ARLINGTON, Va. — We’ve had nearly no snow hereabouts this winter. That makes me miss Mike McMorrow. He loved a good snowfall.
Mike died in May at the age of 81. He was a South Buffalo guy and the bellwether of our Northern Virginia neighborhood.
Each winter, when it snowed enough to close down the federal government, Mike and Mary Lou McMorrow would throw a spur-of-the-snowy-moment party for their neighbors on North 35th Street. They called these impromptu affairs “Buffalo parties.”
Mary Lou would walk around the neighborhood and leave notes inside the front doors: Party at the McMorrow house. Come when you can. No need to bring anything. You would have nearly no notice, but everyone would come. Where else could we go with the roads unplowed?

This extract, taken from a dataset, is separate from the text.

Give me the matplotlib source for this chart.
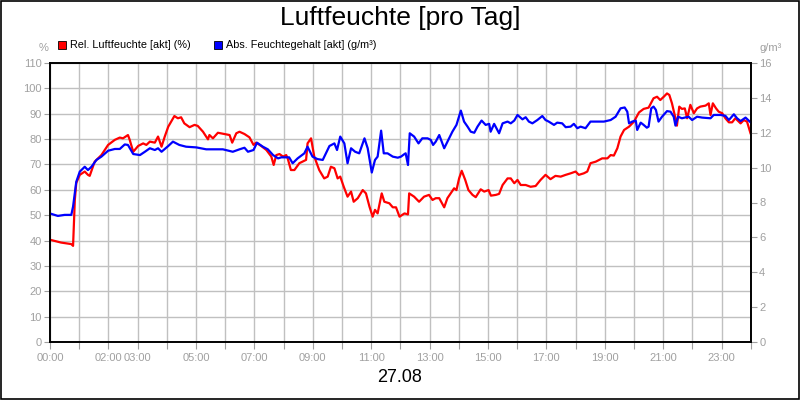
import matplotlib
matplotlib.use("Agg")
import matplotlib.pyplot as plt
from matplotlib.patches import Rectangle

plt.rcParams['font.family'] = ['Liberation Sans', 'DejaVu Sans']

# relative humidity (%), time in hours of the day
rel_hours = [0.04, 0.38, 0.73, 0.79, 0.85, 0.90, 1.02, 1.19, 1.30, 1.36, 1.53, 1.76, 1.99, 2.22,
             2.39, 2.50, 2.67, 2.73, 2.85, 3.02, 3.19, 3.30, 3.42, 3.59, 3.70, 3.82, 3.93, 4.05,
             4.15, 4.26, 4.38, 4.49, 4.60, 4.78, 4.95, 5.06, 5.24, 5.41, 5.46, 5.58, 5.75, 5.98,
             6.15, 6.24, 6.38, 6.49, 6.66, 6.83, 6.97, 7.06, 7.23, 7.41, 7.58, 7.66, 7.75, 7.86,
             7.98, 8.09, 8.14, 8.25, 8.37, 8.54, 8.65, 8.77, 8.82, 8.94, 9.05, 9.22, 9.39, 9.51,
             9.62, 9.74, 9.85, 9.94, 10.06, 10.19, 10.31, 10.40, 10.54, 10.71, 10.82, 10.94,
             11.05, 11.13, 11.22, 11.36, 11.45, 11.62, 11.74, 11.85, 11.97, 12.14, 12.26, 12.30,
             12.47, 12.64, 12.81, 12.98, 13.10, 13.21, 13.33, 13.50, 13.61, 13.72, 13.84, 13.92,
             14.01, 14.10, 14.22, 14.33, 14.47, 14.58, 14.75, 14.87, 15.02, 15.10, 15.27, 15.38,
             15.50, 15.67, 15.78, 15.90, 16.01, 16.12, 16.29, 16.46, 16.63, 16.80, 16.97, 17.14,
             17.31, 17.49, 17.66, 17.83, 18.00, 18.11, 18.28, 18.40, 18.51, 18.69, 18.91, 19.09,
             19.20, 19.31, 19.43, 19.54, 19.66, 19.83, 20.00, 20.17, 20.33, 20.50, 20.67, 20.79,
             20.90, 21.02, 21.13, 21.21, 21.30, 21.42, 21.47, 21.55, 21.64, 21.74, 21.82, 21.93,
             22.05, 22.16, 22.27, 22.45, 22.56, 22.62, 22.70, 22.81, 22.90, 23.02, 23.13, 23.25,
             23.36, 23.47, 23.65, 23.76, 23.87, 23.99]
rel_values = [40.2, 39.2, 38.6, 37.9, 56.0, 62.7, 65.9, 67.2, 65.9, 65.5, 71.1, 73.7, 77.7, 79.7,
              80.6, 80.3, 81.6, 79.7, 75.0, 77.3, 78.3, 77.7, 79.0, 78.6, 81.0, 77.0, 81.0, 84.9,
              86.9, 89.1, 88.2, 88.6, 86.2, 84.7, 85.6, 85.2, 82.9, 79.9, 81.6, 80.3, 82.5, 82.0,
              81.6, 78.6, 82.3, 82.9, 82.0, 80.7, 77.7, 78.6, 77.3, 75.7, 73.1, 69.8, 73.7, 74.1,
              73.1, 73.7, 72.4, 67.8, 67.8, 70.5, 71.1, 71.8, 78.3, 80.3, 73.1, 67.8, 64.5, 65.2,
              69.1, 68.5, 64.5, 65.2, 61.2, 57.3, 59.3, 55.3, 56.7, 59.9, 58.6, 53.4,
              49.4, 52.1, 50.7, 58.6, 55.3, 54.7, 53.1, 53.1, 49.4, 50.7, 50.3, 58.6,
              57.3, 55.3, 57.3, 58.0, 56.0, 56.7, 56.7, 53.1, 56.7, 58.6, 60.6, 59.9,
              64.5, 67.5, 63.9, 59.9, 58.0, 57.1, 60.2, 59.3, 59.9, 57.7, 58.0, 58.4,
              61.9, 64.5, 64.5, 62.6, 63.9, 61.9, 61.9, 61.2, 61.5, 63.9, 65.9, 64.2,
              65.5, 65.2, 65.9, 66.5, 67.2, 65.9, 66.5, 67.2, 70.5, 71.1, 72.4, 72.4,
              73.7, 73.5, 76.4, 81.0, 83.6, 84.9, 86.9, 90.5, 91.9, 92.4, 96.1, 96.7,
              95.4, 96.7, 98.0, 97.4, 94.1, 88.2, 85.3, 92.8, 91.9, 92.1, 88.2, 93.5,
              90.2, 92.1, 92.8, 93.2, 94.1, 89.5, 94.1, 92.1, 90.8, 90.2, 88.2, 86.6,
              86.6, 88.2, 86.2, 87.5, 86.9, 82.3]

# absolute moisture content (g/m3)
abs_hours = [0.04, 0.27, 0.50, 0.73, 0.79, 0.90, 1.02, 1.19, 1.30, 1.42, 1.59, 1.76, 1.99, 2.22,
             2.39, 2.56, 2.67, 2.85, 3.08, 3.25, 3.42, 3.59, 3.70, 3.82, 4.05, 4.21, 4.43, 4.66,
             5.01, 5.35, 5.58, 5.92, 6.26, 6.49, 6.66, 6.78, 6.97, 7.09, 7.29, 7.46, 7.64, 7.81,
             7.92, 8.09, 8.19, 8.31, 8.48, 8.71, 8.82, 8.99, 9.16, 9.34, 9.45, 9.57, 9.74, 9.83,
             9.94, 10.08, 10.19, 10.31, 10.45, 10.59, 10.77, 10.88, 11.02, 11.13, 11.22, 11.34,
             11.43, 11.56, 11.74, 11.91, 12.02, 12.14, 12.18, 12.26, 12.32, 12.47, 12.62, 12.75,
             12.93, 13.04, 13.12, 13.21, 13.33, 13.50, 13.67, 13.78, 13.92, 13.99, 14.07, 14.18,
             14.30, 14.41, 14.53, 14.64, 14.78, 14.92, 15.04, 15.09, 15.21, 15.38, 15.50, 15.67,
             15.78, 15.90, 16.01, 16.18, 16.29, 16.40, 16.52, 16.69, 16.86, 16.97, 17.08, 17.26,
             17.37, 17.54, 17.66, 17.83, 17.94, 18.06, 18.17, 18.34, 18.51, 18.74, 18.97, 19.20,
             19.37, 19.54, 19.68, 19.77, 19.83, 19.94, 20.06, 20.11, 20.23, 20.33, 20.44, 20.50,
             20.59, 20.67, 20.75, 20.84, 20.96, 21.13, 21.25, 21.36, 21.42, 21.51, 21.64, 21.87,
             21.99, 22.16, 22.33, 22.62, 22.73, 22.96, 23.13, 23.25, 23.42, 23.53, 23.65, 23.82,
             23.99]
abs_values = [7.35, 7.23, 7.29, 7.29, 7.77, 9.19, 9.77, 10.05, 9.86, 10.05, 10.44, 10.63, 10.97, 11.07,
              11.07, 11.33, 11.30, 10.78, 10.72, 10.91, 11.11, 11.01, 11.11, 10.91, 11.24, 11.49, 11.30, 11.20,
              11.16, 11.05, 11.05, 11.05, 10.91, 11.05, 11.14, 10.91, 11.01, 11.43, 11.20, 11.05, 10.72, 10.53,
              10.59, 10.59, 10.59, 10.25, 10.53, 10.82, 11.20, 10.63, 10.49, 10.44, 10.82, 11.24, 11.39, 11.01,
              11.78, 11.39, 10.25, 11.11, 10.91, 10.82, 11.68, 11.11, 9.72, 10.44, 10.63, 12.12,
              10.82, 10.82, 10.63, 10.57, 10.63, 10.78, 10.82, 10.15, 11.97, 11.78, 11.39, 11.68,
              11.68, 11.59, 11.30, 11.49, 11.87, 11.11, 11.68, 12.06, 12.45, 12.83, 13.27, 12.64,
              12.35, 12.06, 12.00, 12.35, 12.70, 12.45, 12.51, 12.06, 12.51, 11.97, 12.54, 12.64,
              12.54, 12.70, 13.02, 12.77, 12.89, 12.64, 12.54, 12.73, 12.96, 12.73, 12.64, 12.45,
              12.58, 12.54, 12.32, 12.35, 12.51, 12.26, 12.35, 12.26, 12.64, 12.64, 12.64, 12.73,
              12.92, 13.40, 13.45, 13.21, 12.54, 12.64, 12.70, 12.16, 12.58, 12.45, 12.29, 12.35,
              13.40, 13.50, 13.31, 12.64, 12.92, 13.24, 13.21, 12.92, 12.41, 12.92, 12.83, 12.92,
              12.73, 12.92, 12.87, 12.83, 13.02, 13.02, 12.97, 12.73, 13.06, 12.83, 12.67, 12.87,
              12.60]

xtick_pos = [0, 2, 3, 5, 7, 9, 11, 13, 15, 17, 19, 21, 23]
xtick_labels = ['00:00', '02:00', '03:00', '05:00', '07:00', '09:00', '11:00',
                '13:00', '15:00', '17:00', '19:00', '21:00', '23:00']

gray = '#a0a0a0'
grid_gray = '#c0c0c0'

fig = plt.figure(figsize=(8, 4), dpi=100)
fig.patches.append(Rectangle((0.0015, 0.003), 0.997, 0.994, transform=fig.transFigure,
                             fill=False, edgecolor='black', linewidth=1.2))

ax = fig.add_axes([0.0625, 0.145, 0.876, 0.6975])
ax2 = ax.twinx()

ax.plot(rel_hours, rel_values, color='#ff0000', linewidth=1.6)
ax2.plot(abs_hours, abs_values, color='#0000ff', linewidth=1.6)

ax.set_xlim(0, 24)
ax.set_ylim(0, 110)
ax2.set_ylim(0, 16)

# one tick per hour, labels only at some of them
hour_ticks = list(range(25))
hour_labels = [xtick_labels[xtick_pos.index(h)] if h in xtick_pos else '' for h in hour_ticks]
ax.set_xticks(hour_ticks)
ax.set_xticklabels(hour_labels)
ax.tick_params(axis='x', length=5, color=gray, labelcolor=gray, labelsize=8, pad=3)

ax.set_yticks(range(0, 111, 10))
ax.tick_params(axis='y', length=4, color=gray, labelcolor=gray, labelsize=8, pad=2)
ax2.set_yticks(range(0, 17, 2))
ax2.tick_params(axis='y', length=4, color=gray, labelcolor=gray, labelsize=8, pad=2)

ax.grid(True, color=grid_gray, linewidth=1)
ax.set_axisbelow(True)
for sp in list(ax.spines.values()) + list(ax2.spines.values()):
    sp.set_color('black')
    sp.set_linewidth(1.2)

fig.text(0.5, 0.955, 'Luftfeuchte [pro Tag]', ha='center', va='center', fontsize=19)
fig.text(0.5, 0.055, '27.08', ha='center', va='center', fontsize=13)
fig.text(0.054, 0.88, '%', ha='center', va='center', fontsize=8, color=gray)
fig.text(0.963, 0.88, 'g/m³', ha='center', va='center', fontsize=8, color=gray)

# legend
fig.patches.append(Rectangle((0.0725, 0.878), 0.01, 0.02, transform=fig.transFigure,
                             facecolor='#ff0000', edgecolor='black', linewidth=0.6))
fig.text(0.087, 0.888, 'Rel. Luftfeuchte [akt] (%)', ha='left', va='center', fontsize=7.8)
fig.patches.append(Rectangle((0.2675, 0.878), 0.01, 0.02, transform=fig.transFigure,
                             facecolor='#0000ff', edgecolor='black', linewidth=0.6))
fig.text(0.282, 0.888, 'Abs. Feuchtegehalt [akt] (g/m³)', ha='left', va='center', fontsize=7.8)

fig.savefig('out.png', dpi=100)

We would walk down the street as glistening snow fell in the growing darkness. Mike would greet us at the door with a genial Irish grin. He’d take our coats and pile them high on a bed. Then they would serve hot food and cold beer and warm wishes.
“Have another,” Mike would always say. “You’re not driving.”
Mike was a Bishop Timon guy. And, true to his South Buffalo roots, he was always drawn to the water. Take a look at his photo at the top of this story. Looks like an ancient mariner, doesn’t he?
That’s fitting because Mike was an attorney who served nearly 40 years in the general counsel’s office of the U.S. Maritime Administration. His favorite spot around Washington was the Navy-Merchant Marine Memorial, a waterfront sculpture better known as Waves and Gulls.
Mike retired in 2002, though to be fair Mike was not really the retiring type. He would go on to work as a courtroom docent at the U.S. Supreme Court, poll worker at our neighborhood polling place, school bus driver, packer of USO care packages for U.S. military serving overseas, volunteer for the Knights of Columbus and tour guide driver for Old Town Trolley.
He also turned to journalism as a freelancer for weeklies in Northern Virginia. Connection Newspapers noted in an appreciation of his life that he had sent an introductory letter detailing his bona fides as a writer. It listed his education – Canisius College, St. John’s University School of Law – and his work experience. And it offered what he considered his most important titles: father and grandfather.
He appended “more than 30 story ideas that appealed to his interests in history and government,” the newspaper noted. That figures. Making lists was the Mike McMorrow Way.
Here’s how we met: Mike approached me at a coffee-and-doughnuts social following morning Mass at St. Ann’s on the Sunday in 1992 when the Buffalo Bills played Washington in Super Bowl XXVI. I was wearing a ball cap with a stuffed buffalo face protruding from the top. (It’s a conversation starter.)
We immediately talked about our time in Buffalo and soon came upon the realization that he had taken English courses from my father at Canisius.
We weren’t yet neighbors at that point. Years later, when we moved into our new neighborhood, I ran into him while walking Hasek, our English springer spaniel. Days later Mike dropped by our house with a list – of course another list – of the words he had looked up while reading “Stage of Fools,” my father’s 1953 novel of St. Thomas More.
Same-day invitations to those impromptu Buffalo parties began the next winter. Most of Washington dreads even a few inches of snow, as that’s all it takes to shut down the nation’s capital. But here in our neck of the woods we always welcomed a tidy little snowfall, because it so often meant another neighborhood shindig at the McMorrow home.
Once in a while Mike and Mary Lou would throw summer parties, too. One time, in their backyard, we sat and told stories under the stars with Jim Molloy, doorkeeper of the House of Representatives, another Bishop Timon guy who had found his way to the halls of government in Washington.
The last time I saw Mike was about a year ago. I had just retired from USA Today. He knocked on the door and presented me with a yellow legal pad. He wanted me to make a list of all the things I wanted to do in retirement. He said it was important to give it serious thought.
So I did. And one of the things I listed was a hope to write stories for my hometown paper. That’s why I reached out to The Buffalo News. And that’s why you’re reading this now.
Thank you, Mike.
I always wondered how he and Mary Lou happened to have all the provisions for all those unplanned parties. Shopping lists? That can’t be it; these parties often came on days when the roads were impassable. Miracle on 35th Street? That might be it; how else to explain how they always had enough on hand for more than two dozen of us?
So I asked him one day how they pulled it off, time after time. Mike’s eyes twinkled as he offered an answer as easy as the freshly fallen snow.
“I’m from South Buffalo,” he said. “We’re always ready for a party.”